In our study, we retrospectively analyzed the patients with thoracic and thoracolumbar spinal tuberculosis who were treated with one-stage posterior debridement, allograft bone graft using titanium mesh, posterior instrumentation, and fusion. We have preferred the allograft using titanium mesh in order to avoid additional autograft harvesting with potential complications. According to previous studies, titanium mesh provide better anterior column support and lower kyphosis angle loss rate.[11, 20, 21, 32, 35-37] Similarly, this study has also concluded that the correction of kyphosis was achieved with satisfactory postoperative cobb angle and acceptable loss of correction. The correction rate and kyphosis angle loss rate as other evaluation indicators for the posterior fixation effectiveness and the anterior bony fusion rate were also summarized. Luo et al. reported a 62.4% correction rate and a 5.5% loss rate of the kyphosis angle in 25 thoracic and thoracolumbar spinal tuberculosis patients who were treated with the posterior approach. Comparing with this study, similar results were concluded in our study. All patients in our study used titanium mesh with allograft to reconstruct the anterior bony defects. All patients achieved bone fusion, including twenty-eight patients with complete fusion (Grade I) and four patients with partial fusion (Grade II), as evaluated by the X-ray and CT images. Loss of correction was not significant in the patients with partial fusion. No graft fracture, infection, or resorption was observed.
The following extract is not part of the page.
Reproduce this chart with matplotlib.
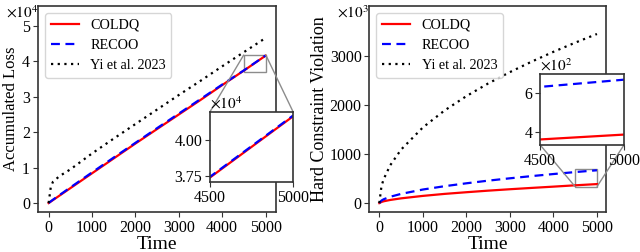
import numpy as np
import matplotlib
matplotlib.use("Agg")
import matplotlib.pyplot as plt
from matplotlib.ticker import FuncFormatter
from mpl_toolkits.axes_grid1.inset_locator import mark_inset

plt.rcParams['font.family'] = ['Liberation Serif', 'DejaVu Serif']
plt.rcParams['mathtext.fontset'] = 'stix'

# Data
time = [0, 50, 100, 250, 500, 1000, 1500, 2000, 2500, 3000, 3500, 4000, 4500, 5000]

loss_coldq = [0, 420, 840, 2100, 4200, 8400, 12600, 16800, 20900, 25000, 29100, 33300, 37400, 41600]
loss_recoo = [0, 500, 950, 2250, 4400, 8650, 12850, 17000, 21150, 25250, 29350, 33450, 37450, 41650]
loss_yi = [0, 4500, 6000, 7600, 9500, 14000, 18200, 22300, 26400, 30500, 34500, 38600, 42600, 46600]

viol_coldq = [0, 24, 37, 64, 97, 147, 188, 222, 254, 283, 310, 336, 363, 388]
viol_recoo = [0, 52, 78, 129, 188, 277, 345, 404, 458, 506, 551, 593, 633, 670]
viol_yi = [0, 345, 488, 771, 1091, 1543, 1890, 2182, 2440, 2672, 2886, 3086, 3273, 3450]

labels = ['COLDQ', 'RECOO', 'Yi et al. 2023']

fig = plt.figure(figsize=(6.4, 2.52), dpi=100)
ax1 = fig.add_axes([0.059, 0.159, 0.373, 0.817])
ax2 = fig.add_axes([0.577, 0.159, 0.370, 0.817])

TICK = 11.5


def style(ax, fs=TICK):
    for s in ax.spines.values():
        s.set_color('#333333')
        s.set_linewidth(1.2)
    ax.tick_params(labelsize=fs, length=3.5, color='#333333', pad=2)


def draw(ax, a, b, c):
    ax.plot(time, a, color='red', lw=1.6, label=labels[0])
    ax.plot(time, b, color='blue', lw=1.6, ls=(0, (4, 2.5)), label=labels[1])
    ax.plot(time, c, color='black', lw=1.6, ls=(0, (1, 2)), label=labels[2])


# ---- left: accumulated loss
draw(ax1, loss_coldq, loss_recoo, loss_yi)
ax1.set_xlim(-250, 5250)
ax1.set_ylim(-2500, 55600)
ax1.set_yticks([0, 10000, 20000, 30000, 40000, 50000])
ax1.yaxis.set_major_formatter(FuncFormatter(lambda v, p: f"{v / 1e4:g}"))
ax1.set_xticks([0, 1000, 2000, 3000, 4000, 5000])
ax1.set_xlabel('Time', fontsize=14, labelpad=0)
ax1.set_ylabel('Accumulated Loss', fontsize=12, labelpad=2)
ax1.legend(loc='upper left', fontsize=10.2, handlelength=2.0, borderaxespad=0.5)
style(ax1)
fig.text(0.009, 1 - 18 / 252, r'$\times10^4$', fontsize=11, va='baseline')

in1 = fig.add_axes([0.328, 0.278, 0.130, 0.278])
draw(in1, loss_coldq, loss_recoo, loss_yi)
in1.set_xlim(4500, 5000)
in1.set_ylim(37100, 41900)
in1.set_xticks([4500, 5000])
in1.set_yticks([37500, 40000])
in1.yaxis.set_major_formatter(FuncFormatter(lambda v, p: f"{v / 1e4:.2f}"))
style(in1)
in1.text(0.0, 1.05, r'$\times10^4$', transform=in1.transAxes, fontsize=11)
mark_inset(ax1, in1, loc1=2, loc2=1, fc='none', ec='0.55', lw=1)

# ---- right: hard constraint violation
draw(ax2, viol_coldq, viol_recoo, viol_yi)
ax2.set_xlim(-230, 5210)
ax2.set_ylim(-180, 4020)
ax2.set_yticks([0, 1000, 2000, 3000])
ax2.set_xticks([0, 1000, 2000, 3000, 4000, 5000])
ax2.set_xlabel('Time', fontsize=14, labelpad=0)
ax2.set_ylabel('Hard Constraint Violation', fontsize=13, labelpad=1)
ax2.legend(loc='upper left', fontsize=10.2, handlelength=2.0, borderaxespad=0.5)
style(ax2)
fig.text(0.527, 1 - 18 / 252, r'$\times10^3$', fontsize=11, va='baseline')

in2 = fig.add_axes([0.844, 0.425, 0.131, 0.282])
draw(in2, viol_coldq, viol_recoo, viol_yi)
in2.set_xlim(4500, 5000)
in2.set_ylim(335, 700)
in2.set_xticks([4500, 5000])
in2.set_yticks([400, 600])
in2.yaxis.set_major_formatter(FuncFormatter(lambda v, p: f"{v / 100:g}"))
style(in2)
in2.text(0.0, 1.05, r'$\times10^2$', transform=in2.transAxes, fontsize=11)
mark_inset(ax2, in2, loc1=3, loc2=4, fc='none', ec='0.55', lw=1)

fig.savefig('out.png', dpi=100)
The small sample size, the lack of a control group, and study in a single center are the limitations of the study. In conclusion, however, allograft bone using titanium mesh in the posterior-only surgical treatment of thoracic and thoracolumbar spinal tuberculosis achieved good bony fusion according to the radiological evaluation. The satisfactory fusion indicates that allograft bone using titanium mesh can be applied successfully in the spinal tuberculosis patients, especially in patients with osteoporosis and poor iliac bone quality.